O último depoimento de Lula da Silva à Justiça Federal se assemelhou ao humorístico Escolinha do Professor Raimundo e ao seu célebre aluno Rolando Lero.
Lula estava lá para ser interrogado, mas não sabia como responder às perguntas da Juíza do feito e do Ministério Público e, ao invés de responder, deu uma de Rolando Lero:
– Eu sou dono do sítio ou não?
Lógico que a estratégia não deu certo. Não podia dar certo.
Lula sabia do que estava sendo acusado. Ali não se tratava do sítio, propriamente, mas das reformas que lhe beneficiaram. A pergunta não fazia sentido para quem estava ao lado de seu advogado.
Não cabia à juíza responder. Quem estava ali sendo interrogado era Lula.
A linha adotada pelos acusados de corrupção é mais ou menos a mesma.

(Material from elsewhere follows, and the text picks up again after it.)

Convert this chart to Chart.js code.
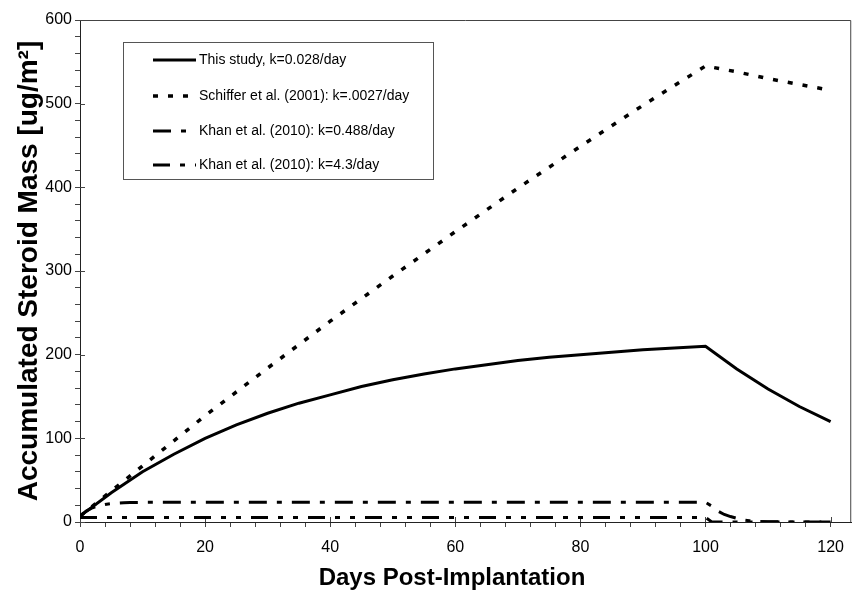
<!DOCTYPE html>
<html>
<head>
<meta charset="utf-8">
<script src="https://cdn.jsdelivr.net/npm/chart.js@4.4.1/dist/chart.umd.min.js"></script>
<style>
  html, body { margin: 0; padding: 0; background: #fff; }
  #wrap { width: 855px; height: 591px; }
</style>
</head>
<body>
<div id="wrap"><canvas id="c" width="855" height="591"></canvas></div>
<script>
// ---- data ----
const seriesLabels = [
  'This study, k=0.028/day',
  'Schiffer et al. (2001): k=.0027/day',
  'Khan et al. (2010): k=0.488/day',
  'Khan et al. (2010): k=4.3/day'
];

const studyDays = [0,5,10,15,20,25,30,35,40,45,50,55,60,65,70,75,80,85,90,95,100,105,110,115,120];
const studyMass = [7,35,60,81,100,116,130,142,152,162,170,177,183,188,193,197,200,203,206,208,210,183,159,138,120];

const schifferDays = [0,10,20,30,40,50,60,70,80,90,100,105,110,115,120];
const schifferMass = [7,67,127,184,240,294,347,399,449,498,545,538,530,523,516];

const khan1Days = [0,1,2,3,4,5,6,7,8,10,15,100,101,102,103,104,105,106,107,108,110,115,120];
const khan1Mass = [7,13,17,19.5,21,22,22.5,23,23.3,23.5,23.5,23.5,19,13,9,6.5,4.5,2.5,1.5,0.8,0.3,0,0];

const khan2Days = [0,100,101,102,120];
const khan2Mass = [5.5,5.5,0.1,0,0];

const xTickLabels = [0,20,40,60,80,100,120];
const yTickLabels = [0,100,200,300,400,500,600];
const xTitle = 'Days Post-Implantation';
const yTitle = 'Accumulated Steroid Mass [ug/m²]';

const FONT = "'Liberation Sans', Arial, Helvetica, sans-serif";

function pts(xs, ys) { return xs.map((x, i) => ({ x: x, y: ys[i] })); }

const legendBox = {
  id: 'legendBox',
  afterDatasetsDraw(chart) {
    const ctx = chart.ctx;
    ctx.save();
    const bx = 123.5, by = 42.5, bw = 310, bh = 137;
    ctx.strokeStyle = '#555';
    ctx.lineWidth = 1;
    ctx.setLineDash([]);
    ctx.fillStyle = '#fff';
    ctx.fillRect(bx, by, bw, bh);
    ctx.strokeRect(bx, by, bw, bh);
    const rowY = [60, 96, 131, 165];
    chart.data.datasets.forEach((ds, i) => {
      const y = rowY[i];
      ctx.beginPath();
      ctx.setLineDash(ds.borderDash || []);
      ctx.lineWidth = ds.borderWidth;
      ctx.strokeStyle = ds.borderColor;
      ctx.lineCap = 'butt';
      ctx.moveTo(153, y);
      ctx.lineTo(196, y);
      ctx.stroke();
      ctx.setLineDash([]);
      ctx.fillStyle = '#000';
      ctx.font = '14px ' + FONT;
      ctx.textBaseline = 'middle';
      ctx.textAlign = 'left';
      ctx.fillText(ds.label, 199, y);
    });
    ctx.restore();
  }
};

const frame = {
  id: 'frame',
  beforeDatasetsDraw(chart) {
    const a = chart.chartArea, ctx = chart.ctx;
    ctx.save();
    ctx.strokeStyle = '#444';
    ctx.lineWidth = 1;
    ctx.beginPath();
    ctx.moveTo(a.left, a.top + 0.5);
    ctx.lineTo(a.right - 0.5, a.top + 0.5);
    ctx.lineTo(a.right - 0.5, a.bottom);
    ctx.stroke();
    // inner part of the major ticks
    const xs = chart.scales.x, ys = chart.scales.y;
    ctx.beginPath();
    xTickLabels.forEach(v => {
      const px = Math.round(xs.getPixelForValue(v)) + 0.5;
      ctx.moveTo(px, a.bottom);
      ctx.lineTo(px, a.bottom - 5);
    });
    yTickLabels.forEach(v => {
      const py = Math.round(ys.getPixelForValue(v)) + 0.5;
      ctx.moveTo(a.left, py);
      ctx.lineTo(a.left + 5, py);
    });
    ctx.stroke();
    // x axis title
    ctx.fillStyle = '#000';
    ctx.font = 'bold 24px ' + FONT;
    ctx.textAlign = 'center';
    ctx.textBaseline = 'middle';
    ctx.fillText(xTitle, 452, 578);
    ctx.restore();
  }
};

new Chart(document.getElementById('c'), {
  type: 'line',
  data: {
    datasets: [
      { label: seriesLabels[0], data: pts(studyDays, studyMass), borderColor: '#000', borderWidth: 3, borderDash: [] },
      { label: seriesLabels[1], data: pts(schifferDays, schifferMass), borderColor: '#000', borderWidth: 3.5, borderDash: [5, 10] },
      { label: seriesLabels[2], data: pts(khan1Days, khan1Mass), borderColor: '#000', borderWidth: 3, borderDash: [18, 10, 5, 10] },
      { label: seriesLabels[3], data: pts(khan2Days, khan2Mass), borderColor: '#000', borderWidth: 3, borderDash: [17, 10, 5, 10, 5, 10] }
    ]
  },
  options: {
    responsive: false,
    animation: false,
    layout: { padding: { top: 20, right: 2, left: 0, bottom: 0 } },
    elements: { point: { radius: 0 }, line: { tension: 0, fill: false } },
    plugins: { legend: { display: false }, tooltip: { enabled: false } },
    scales: {
      x: {
        type: 'linear', min: 0, max: 123.3,
        afterFit: s => { s.height = 69; },
        ticks: {
          stepSize: 4, autoSkip: false, maxRotation: 0, includeBounds: false,
          color: '#000', padding: 11,
          font: { size: 16, family: FONT },
          callback: v => xTickLabels.includes(v) ? String(v) : ''
        },
        grid: { drawOnChartArea: false, tickLength: 5, color: '#444' },
        border: { color: '#222', width: 1 },
        title: { display: false }
      },
      y: {
        type: 'linear', min: 0, max: 600,
        afterFit: s => { s.width = 80; },
        ticks: {
          stepSize: 20, autoSkip: false, includeBounds: false,
          color: '#000', padding: 3,
          font: { size: 16, family: FONT },
          callback: v => yTickLabels.includes(v) ? String(v) : ''
        },
        grid: { drawOnChartArea: false, tickLength: 5, color: '#444' },
        border: { color: '#222', width: 1 },
        title: { display: true, text: yTitle, color: '#000',
          font: { size: 28, weight: 'bold', family: FONT }, padding: { top: 12, bottom: 0 } }
      }
    }
  },
  plugins: [frame, legendBox]
});
</script>
</body>
</html>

Em 1992, instalou-se no Congresso Nacional a CPI do Orçamento, com o intuito de apurar desvio de recursos do Orçamento da União pelos deputados conhecidos como “anões do Orçamento”.
Só da Bahia, havia dois deputados enrolados, acusados de desvio de recursos do Orçamento da União: Genebaldo Correia, ex-prefeito de Santo Amaro e João Alves de Almeida (1919-2004), uma espécie emblemática que ficou 41 anos na Câmara dos Deputados.
Ambos renunciaram aos seus mandatos para evitar a cassação.
Um terceiro deputado, José Carlos Aleluia, se safou das acusações, porque todas as provas contra ele desapareceram misteriosamente. Os documentos estavam armazenados em envelopes na própria CPI e escafederam-se.
A CPI requereu a repetição das provas ao Banco Central, que havia fornecido os documentos bancários de Aleluia, mas venceu o prazo da comissão e não houve tempo de incluir o nome do deputado no relatório.
Os jornalistas investigativos Gustavo Krieger, Fernando Rodrigues e Elvis Cesar Bonassa, autores de Os Donos do Congresso, de 1994, diziam que a operação para salvar Aleluia partiu de outro deputado baiano, Benito Gama, que ocupava uma subcomissão na CPI do Orçamento.
O deputado João Alves não encontrou amparo para justificar seu avantajado patrimônio, tampouco a enorme quantidade de dinheiro amealhado com a corrupção e invocou a ajuda de Deus.
– Deus tem me ajudado muito. Ganhei dezenas de vezes na loteria.
O deputado José Geraldo Ribeiro, de Minas Gerais, também investigado, não conseguiu justificar a compra de uma fazenda em Januária, lá nas barrancas do São Francisco. Negou até mais não poder a propriedade da fazenda.
O deputado petista José Dirceu, membro da CPI, que se dizia honesto e todo mundo acreditava, apresentou a escritura da fazenda em nome do deputado mineiro, registro do imóvel, CPF e tudo. O deputado acusado ponderou:
– É, pelo que está aí, eu comprei. Mas não me lembro dessa fazenda.
Ao deputado Genebaldo Correia foi perguntado se havia recebido algum cheque em pagamento de vantagem indevida. A CPI tinha cópias de dois cheques nominais ao parlamentar. Desmemoriado, Genebaldo preferiu a dúvida:
– Não me consta de ter recebido. Como posso afirmar? Não sei quando foi isto.
Como se vê, a linha adotada nas defesas dos acusados de corrupção e lavagem de dinheiro é sempre a mesma: vazia, frágil, inconsistente.
Naquela ocasião, a Odebrecht já aparecia como vedete preferida dos parlamentares. Os nomes de deputados apareciam nos papéis da construtora, analisados pela CPI, sempre associados a um percentual.
José Carlos Aleluia, por exemplo, então no extinto PFL, foi acusado de “coordenador dos interesses da empresa dentro do Congresso”. Não ficou provado, mas tinha fumaça.
Tudo isto aconteceu em 1992. Se as instituições de controle tivessem sido atuantes, talvez hoje Lula da Silva e outros tantos não estariam passando por esse vexame. E a corrupção talvez não tivesse persistido tão devastadoramente.
A Bahia, infelizmente, arquiva esse histórico vergonhoso.